Amparo 59 años
Pedro llevaba años debilitándose, y padeciendo multitud de síntomas sin un diagnóstico claro. Quizás la partida de nuestro hijo a la eternidad, la marcha de nuestro otro hijo al extranjero, la crisis y los genes aliados con el destino fueron provocando una extraña e incontrolable enfermedad que al principio no tenía nombre conocido pero si muchos desajustes bien definidos: cansancio y pérdida de peso, enfermedad de Crohn, disnea por insuficiencia cardiaca, neuropatía en los miembros inferiores, hernia de hiato…anemia, retención de líquidos…y una larga lista de síntomas con nombre y apellidos.
Pedro iba notando su deterioro, primero por meses, luego por semanas, hasta que en uno de los innumerables ingresos se identificó la enfermedad: “Amiloidosis”; pero este diagnóstico venía acompañado con la palabra “irreversible”.
Con la contundencia del diagnóstico llegamos a la Planta de Paliativos, que estaba identificada como Unidad Clínica de Atención Medica Integral (UCAMI). El personal de esta planta tiene un carisma muy especial. Se trata de que haya confort en todos los aspectos, clínico, físico, personal y familiar. Lo tengo asimilado como “Todos somos Uno”, aquí se aprende a vivir con el único ritmo que marca el paciente. Una vez instalados en la habitación individual, que además disponía de un sofá-cama para poder quedarme cada día junto a él, Pedro solicitó que se le diera toda la información sobre el pronóstico y abordaje. Aunque todavía planea en nuestro subconsciente el silencio como único bálsamo, la Doctora que le atendió fue sensible y sincera y con exquisita solvencia ofreció la verdad sin que fuera acompañada de desesperanza.

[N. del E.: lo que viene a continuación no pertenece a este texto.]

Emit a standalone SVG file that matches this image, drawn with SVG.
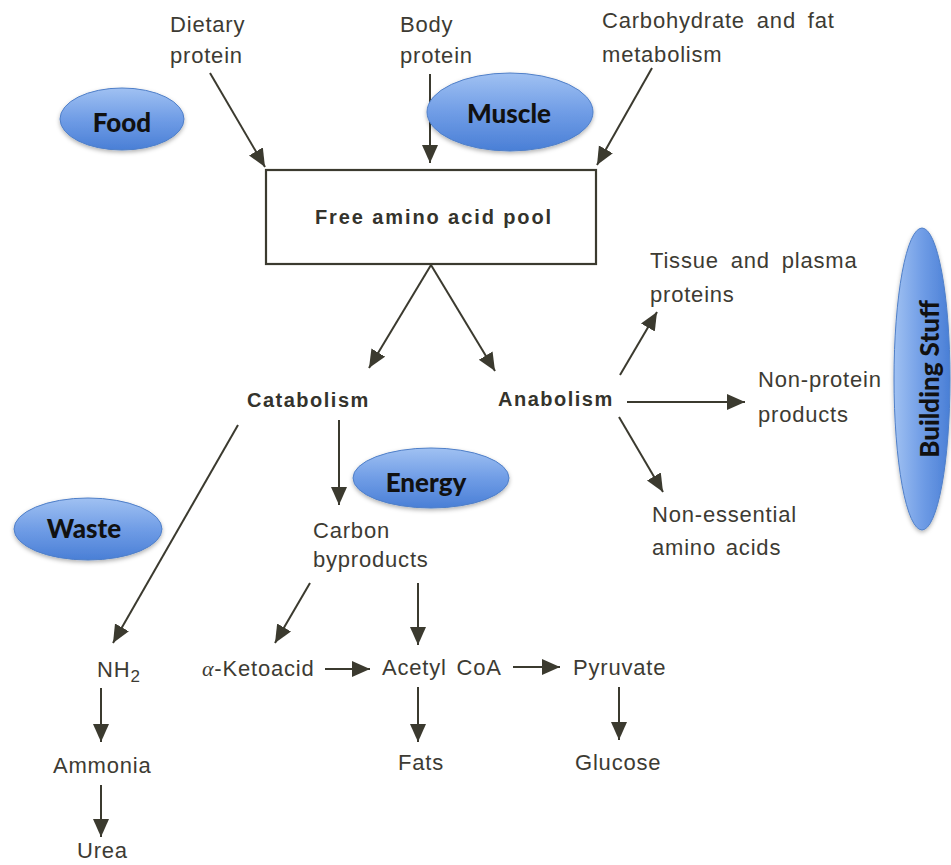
<svg xmlns="http://www.w3.org/2000/svg" width="951" height="865" viewBox="0 0 951 865">
<defs>
  <linearGradient id="gv" x1="0" y1="0" x2="0" y2="1">
    <stop offset="0" stop-color="#a0c1f2"/>
    <stop offset="0.5" stop-color="#709de6"/>
    <stop offset="1" stop-color="#4a7fd6"/>
  </linearGradient>
  <linearGradient id="gh" x1="0" y1="0" x2="1" y2="0">
    <stop offset="0" stop-color="#a0c1f2"/>
    <stop offset="0.5" stop-color="#709de6"/>
    <stop offset="1" stop-color="#4a7fd6"/>
  </linearGradient>
  <filter id="sh" x="-20%" y="-20%" width="140%" height="150%">
    <feDropShadow dx="0" dy="2" stdDeviation="2" flood-color="#000" flood-opacity="0.3"/>
  </filter>
  <marker id="ah" markerUnits="userSpaceOnUse" markerWidth="20" markerHeight="18" refX="18" refY="8" orient="auto">
    <path d="M0,0 L18,8 L0,16 z" fill="#3b3a2f"/>
  </marker>
  <style>
    .t { font-family: "Liberation Sans", Arial, sans-serif; font-size: 22px; letter-spacing: 0.8px; word-spacing: 3px; fill: #3d3b33; }
    .b { font-family: "Liberation Sans", Arial, sans-serif; font-size: 20px; font-weight: bold; letter-spacing: 1.5px; fill: #34332c; }
    .lbl { font-family: Lato, "Open Sans", sans-serif; font-size: 26px; font-weight: 900; fill: #111; text-anchor: middle; }
    .ell { fill: url(#gv); stroke: #4f7fc8; stroke-width: 1; filter: url(#sh); }
    .c line { stroke: #3b3a2f; stroke-width: 2; marker-end: url(#ah); }
  </style>
</defs>
<rect width="951" height="865" fill="#ffffff"/>

<g id="pool">
  <rect x="266" y="170" width="330" height="94" fill="#fff" stroke="#3b3a2f" stroke-width="2.2"/>
  <text class="b" x="434" y="224" text-anchor="middle" style="letter-spacing:1.9px">Free amino acid pool</text>
</g>

<g id="dietary"><text class="t" x="170" y="32">Dietary</text><text class="t" x="170" y="63">protein</text></g>
<g id="body"><text class="t" x="400" y="32">Body</text><text class="t" x="400" y="63">protein</text></g>
<g id="carb"><text class="t" x="602" y="28" style="word-spacing:5px">Carbohydrate and fat</text><text class="t" x="602" y="62">metabolism</text></g>

<g id="catabolism"><text class="b" x="247" y="407">Catabolism</text></g>
<g id="anabolism"><text class="b" x="498" y="406">Anabolism</text></g>

<g id="tissue"><text class="t" x="650" y="268" style="word-spacing:5px">Tissue and plasma</text><text class="t" x="650" y="302">proteins</text></g>
<g id="nonprotein"><text class="t" x="758" y="387">Non-protein</text><text class="t" x="758" y="422">products</text></g>
<g id="nonessential"><text class="t" x="652" y="522">Non-essential</text><text class="t" x="652" y="555">amino acids</text></g>

<g id="carbon"><text class="t" x="313" y="538">Carbon</text><text class="t" x="313" y="567">byproducts</text></g>
<g id="nh2"><text class="t" x="97" y="677">NH<tspan font-size="17" dy="5">2</tspan></text></g>
<g id="ketoacid"><text class="t" x="202" y="676"><tspan font-family="'Liberation Serif', serif" font-style="italic">α</tspan>-Ketoacid</text></g>
<g id="acetyl"><text class="t" x="382" y="675">Acetyl CoA</text></g>
<g id="pyruvate"><text class="t" x="573" y="675">Pyruvate</text></g>
<g id="fats"><text class="t" x="398" y="770">Fats</text></g>
<g id="glucose"><text class="t" x="575" y="770">Glucose</text></g>
<g id="ammonia"><text class="t" x="53" y="773">Ammonia</text></g>
<g id="urea"><text class="t" x="77" y="858">Urea</text></g>

<g id="connectors" class="c">
  <line x1="210" y1="73" x2="265" y2="167"/>
  <line x1="430" y1="74" x2="430" y2="163"/>
  <line x1="652" y1="68" x2="597" y2="165"/>
  <line x1="431" y1="265" x2="369" y2="368"/>
  <line x1="431" y1="265" x2="495" y2="371"/>
  <line x1="620" y1="375" x2="657" y2="312"/>
  <line x1="627" y1="402" x2="745" y2="402"/>
  <line x1="619" y1="417" x2="663" y2="492"/>
  <line x1="238" y1="425" x2="113" y2="643"/>
  <line x1="339" y1="420" x2="339" y2="505"/>
  <line x1="310" y1="583" x2="275" y2="643"/>
  <line x1="418" y1="583" x2="418" y2="645"/>
  <line x1="325" y1="669" x2="370" y2="669"/>
  <line x1="513" y1="667" x2="560" y2="667"/>
  <line x1="418" y1="687" x2="418" y2="742"/>
  <line x1="619" y1="687" x2="619" y2="740"/>
  <line x1="101" y1="688" x2="101" y2="742"/>
  <line x1="101" y1="785" x2="101" y2="837"/>
</g>

<g id="food"><ellipse class="ell" cx="122" cy="119" rx="62" ry="31"/><text class="lbl" x="122" y="132">Food</text></g>
<g id="muscle"><ellipse class="ell" cx="510" cy="112" rx="83" ry="39"/><text class="lbl" x="509" y="123">Muscle</text></g>
<g id="energy"><ellipse class="ell" cx="431" cy="478" rx="78" ry="30"/><text class="lbl" x="426" y="492">Energy</text></g>
<g id="waste"><ellipse class="ell" cx="88" cy="529" rx="74" ry="31"/><text class="lbl" x="84" y="538">Waste</text></g>
<g id="building"><ellipse class="ell" cx="922" cy="379" rx="28" ry="151" style="fill:url(#gh)"/><text class="lbl" transform="translate(939,379) rotate(-90)" x="0" y="0">Building Stuff</text></g>
</svg>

Y fueron pasando días, semanas y meses, esa habitación individual se convirtió en un espacio de confidencias entre nosotros, disfrutábamos de la intimidad para abordar todas las preocupaciones y comprender que el presente es un regalo. Pedro experimentó la gratitud a niveles muy amplios y en multitud de ocasiones recibía con una sonrisa sincera al personal de medicina, enfermería, auxiliares, de limpieza, office y, por supuesto, a celadores. Todos eran importantes y todos le hacían sentir que también él lo era, nuestra habitación la 617 tenía el sobre-nombre de la habitación “Feliz”.
Y llega un día que nunca se olvida, esa fecha que se graba por siempre. Arañas el tiempo, observas el último hilo de vida y sabes que ahora es el momento. No puedes soltar su mano, aunque sus dedos se vuelvan azules y su piel pierda el color de la vida. Solo queda exprimir el tiempo, respirar hondo y ofrecer la mejor versión de uno mismo y mucho amor, todo el que se pueda, todo el que se tenga, dar sin medida. Cuando afrontas la despedida de alguien tan querido, la persona con la que has construido tu vida, y ves como poco a poco se va apagando, se siente una profunda tristeza. Al mismo tiempo te ves acompañada, comprendida, arropada y asesorada, los profesionales sanitarios, enfermeros y médicos que no bajan la guardia en esos momentos, llevan horas pendiente de lo que ocurre en la habitación. Produce un calma inmensa -entre tanto dolor- saber que no hay sufrimiento. En un instante tremendo todo acontece como si de un adiós provisional se tratara. La luz en la habitación se ha tornado suave, como si la eternidad hubiese entrado para parar el tiempo y guardarlo en su memoria.
La tristeza de haber despedido al amor de mi vida se torna satisfacción, porque el saber que estuve donde era necesario para él, para mí, para cerrar su ciclo de vida como un broche de oro, eso es el impulso que me permite poder volver a mirar el futuro.